__Task goal__
Search the data below for the string "code". Extract every line that contains it.

__Data in this exercise__

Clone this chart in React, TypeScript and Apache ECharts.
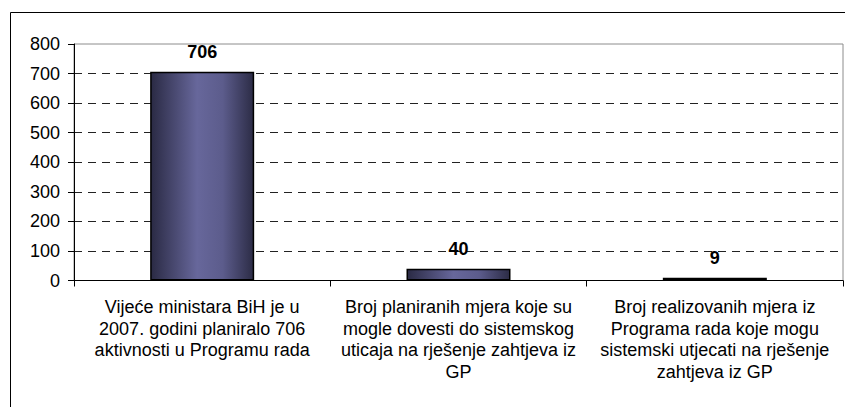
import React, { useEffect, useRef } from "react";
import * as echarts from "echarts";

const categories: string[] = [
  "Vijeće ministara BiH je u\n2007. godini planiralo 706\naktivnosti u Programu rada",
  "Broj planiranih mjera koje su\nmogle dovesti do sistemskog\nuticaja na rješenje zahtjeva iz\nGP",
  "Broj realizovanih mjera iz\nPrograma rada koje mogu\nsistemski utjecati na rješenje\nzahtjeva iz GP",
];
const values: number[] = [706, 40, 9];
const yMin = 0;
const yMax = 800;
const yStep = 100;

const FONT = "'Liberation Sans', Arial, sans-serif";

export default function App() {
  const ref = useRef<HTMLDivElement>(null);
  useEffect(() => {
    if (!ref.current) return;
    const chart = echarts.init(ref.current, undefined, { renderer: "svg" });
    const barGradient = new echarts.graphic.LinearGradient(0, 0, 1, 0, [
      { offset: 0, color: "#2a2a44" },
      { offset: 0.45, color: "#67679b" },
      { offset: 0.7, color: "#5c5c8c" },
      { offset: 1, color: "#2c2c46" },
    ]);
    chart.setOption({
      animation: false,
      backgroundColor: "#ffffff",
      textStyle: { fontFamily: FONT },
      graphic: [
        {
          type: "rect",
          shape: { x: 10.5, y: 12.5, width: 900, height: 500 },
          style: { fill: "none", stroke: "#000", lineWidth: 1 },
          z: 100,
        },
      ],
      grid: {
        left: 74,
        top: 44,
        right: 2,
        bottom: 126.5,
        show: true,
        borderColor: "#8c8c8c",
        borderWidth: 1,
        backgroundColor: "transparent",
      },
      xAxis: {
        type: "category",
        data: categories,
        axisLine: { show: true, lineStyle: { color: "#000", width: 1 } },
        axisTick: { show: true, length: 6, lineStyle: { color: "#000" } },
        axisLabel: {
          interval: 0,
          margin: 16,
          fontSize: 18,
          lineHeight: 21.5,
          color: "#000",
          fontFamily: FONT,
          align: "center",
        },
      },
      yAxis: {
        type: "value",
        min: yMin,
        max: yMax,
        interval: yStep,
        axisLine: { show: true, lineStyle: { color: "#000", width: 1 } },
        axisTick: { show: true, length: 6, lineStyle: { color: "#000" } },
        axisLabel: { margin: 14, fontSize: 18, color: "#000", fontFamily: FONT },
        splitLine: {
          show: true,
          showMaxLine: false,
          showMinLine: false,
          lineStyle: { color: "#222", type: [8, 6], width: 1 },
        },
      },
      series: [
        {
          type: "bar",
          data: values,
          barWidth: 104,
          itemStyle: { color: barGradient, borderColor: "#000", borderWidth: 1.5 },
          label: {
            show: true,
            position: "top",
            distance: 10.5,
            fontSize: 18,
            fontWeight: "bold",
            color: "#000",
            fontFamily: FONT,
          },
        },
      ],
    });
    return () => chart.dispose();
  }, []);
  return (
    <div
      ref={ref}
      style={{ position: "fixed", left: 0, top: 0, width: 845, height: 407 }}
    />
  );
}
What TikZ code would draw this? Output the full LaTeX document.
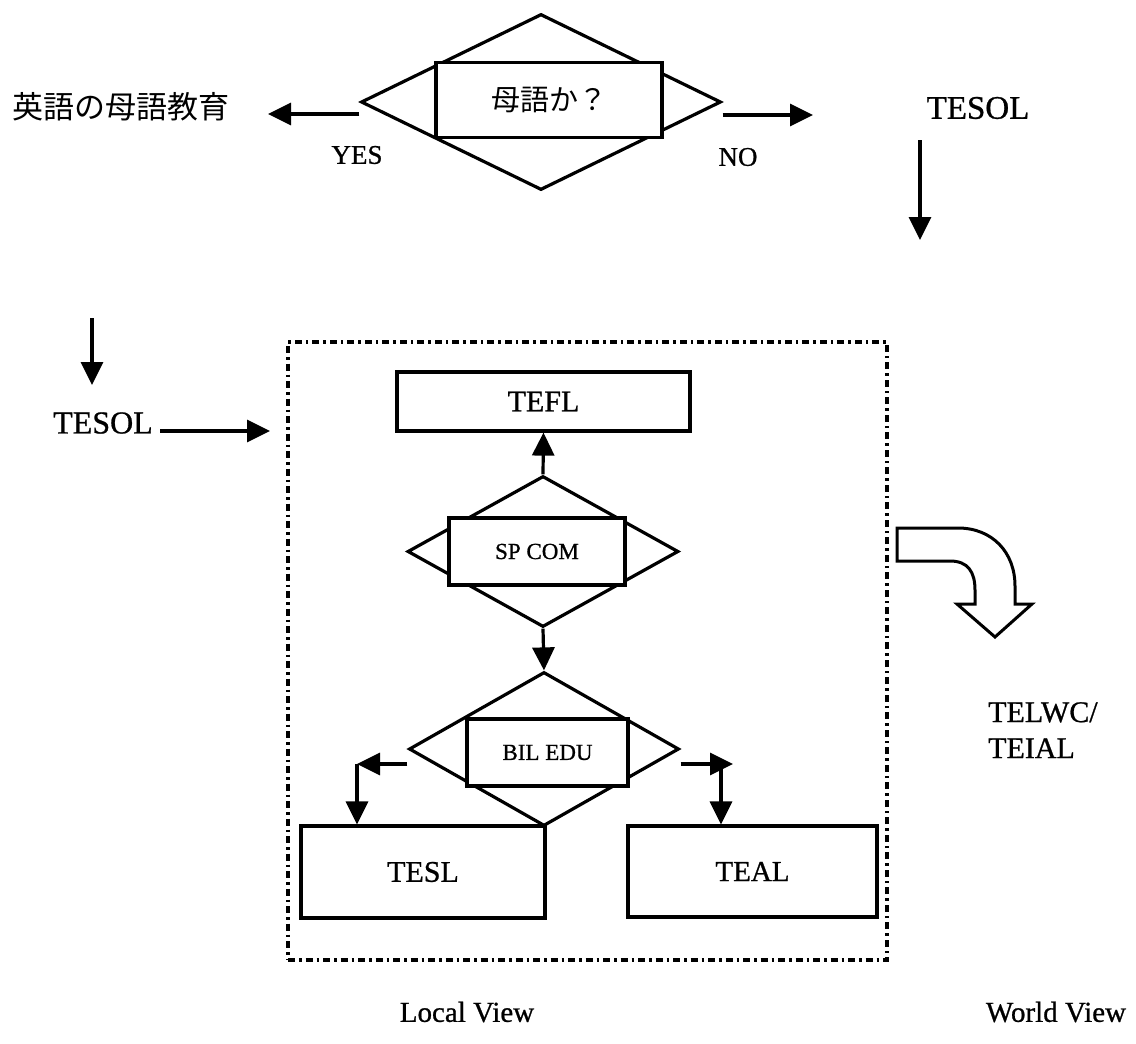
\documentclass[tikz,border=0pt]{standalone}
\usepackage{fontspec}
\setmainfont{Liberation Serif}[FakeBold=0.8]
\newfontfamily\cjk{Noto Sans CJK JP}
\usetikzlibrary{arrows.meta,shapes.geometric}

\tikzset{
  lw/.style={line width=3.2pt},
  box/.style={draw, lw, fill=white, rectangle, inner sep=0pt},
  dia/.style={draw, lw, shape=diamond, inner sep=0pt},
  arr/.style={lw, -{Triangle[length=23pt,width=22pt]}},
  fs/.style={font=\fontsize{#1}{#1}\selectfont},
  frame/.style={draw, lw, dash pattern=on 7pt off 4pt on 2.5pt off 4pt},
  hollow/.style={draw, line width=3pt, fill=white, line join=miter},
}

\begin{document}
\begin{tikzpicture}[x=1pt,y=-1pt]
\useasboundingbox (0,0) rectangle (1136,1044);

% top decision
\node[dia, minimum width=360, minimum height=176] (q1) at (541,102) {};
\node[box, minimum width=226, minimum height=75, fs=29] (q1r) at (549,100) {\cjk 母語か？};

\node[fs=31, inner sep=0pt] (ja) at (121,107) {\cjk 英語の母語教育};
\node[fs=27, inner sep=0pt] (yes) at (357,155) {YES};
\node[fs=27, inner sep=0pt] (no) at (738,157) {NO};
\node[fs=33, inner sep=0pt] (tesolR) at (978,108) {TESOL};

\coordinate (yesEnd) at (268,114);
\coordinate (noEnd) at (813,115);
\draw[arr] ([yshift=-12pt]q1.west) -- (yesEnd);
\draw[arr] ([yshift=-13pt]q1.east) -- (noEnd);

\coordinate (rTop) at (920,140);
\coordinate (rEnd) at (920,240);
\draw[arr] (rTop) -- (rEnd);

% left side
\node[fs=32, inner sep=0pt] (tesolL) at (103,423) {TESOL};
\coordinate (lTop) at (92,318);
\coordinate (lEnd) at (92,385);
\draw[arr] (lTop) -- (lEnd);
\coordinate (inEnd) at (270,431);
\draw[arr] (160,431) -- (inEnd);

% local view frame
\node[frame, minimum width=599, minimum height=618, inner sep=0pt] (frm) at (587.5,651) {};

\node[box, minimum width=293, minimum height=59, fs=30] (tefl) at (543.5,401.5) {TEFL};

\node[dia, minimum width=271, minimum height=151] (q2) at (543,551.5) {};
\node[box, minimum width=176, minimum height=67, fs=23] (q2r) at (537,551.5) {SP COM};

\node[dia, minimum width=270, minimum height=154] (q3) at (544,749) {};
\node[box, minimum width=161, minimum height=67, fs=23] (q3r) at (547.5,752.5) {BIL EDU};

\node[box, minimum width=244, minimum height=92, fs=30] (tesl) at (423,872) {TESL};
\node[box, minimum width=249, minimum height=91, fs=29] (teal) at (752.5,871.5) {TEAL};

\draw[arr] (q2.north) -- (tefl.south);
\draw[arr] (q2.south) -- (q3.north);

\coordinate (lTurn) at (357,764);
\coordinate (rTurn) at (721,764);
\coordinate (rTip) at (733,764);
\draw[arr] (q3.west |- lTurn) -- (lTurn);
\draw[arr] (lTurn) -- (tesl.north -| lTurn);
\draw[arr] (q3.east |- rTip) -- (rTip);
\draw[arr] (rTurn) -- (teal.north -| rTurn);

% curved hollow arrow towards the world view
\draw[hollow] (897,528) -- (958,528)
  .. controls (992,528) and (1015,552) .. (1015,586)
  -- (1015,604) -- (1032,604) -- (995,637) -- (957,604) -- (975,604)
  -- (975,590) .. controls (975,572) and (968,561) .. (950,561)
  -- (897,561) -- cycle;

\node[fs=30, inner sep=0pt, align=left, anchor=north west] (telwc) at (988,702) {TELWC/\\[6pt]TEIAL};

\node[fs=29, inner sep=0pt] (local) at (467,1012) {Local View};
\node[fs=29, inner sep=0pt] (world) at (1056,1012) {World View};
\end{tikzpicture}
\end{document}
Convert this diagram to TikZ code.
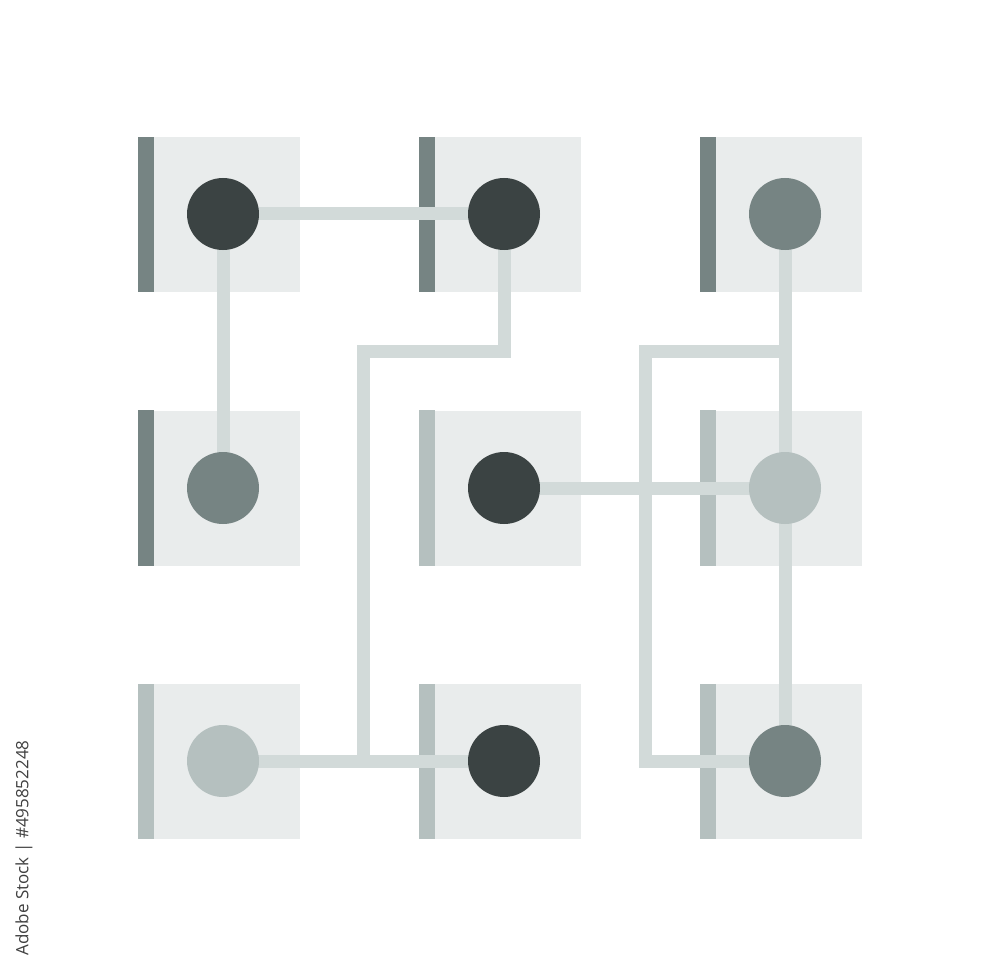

__Answer for this exercise__
What TikZ code would draw this? Output the full LaTeX document.
Convert this diagram to TikZ code.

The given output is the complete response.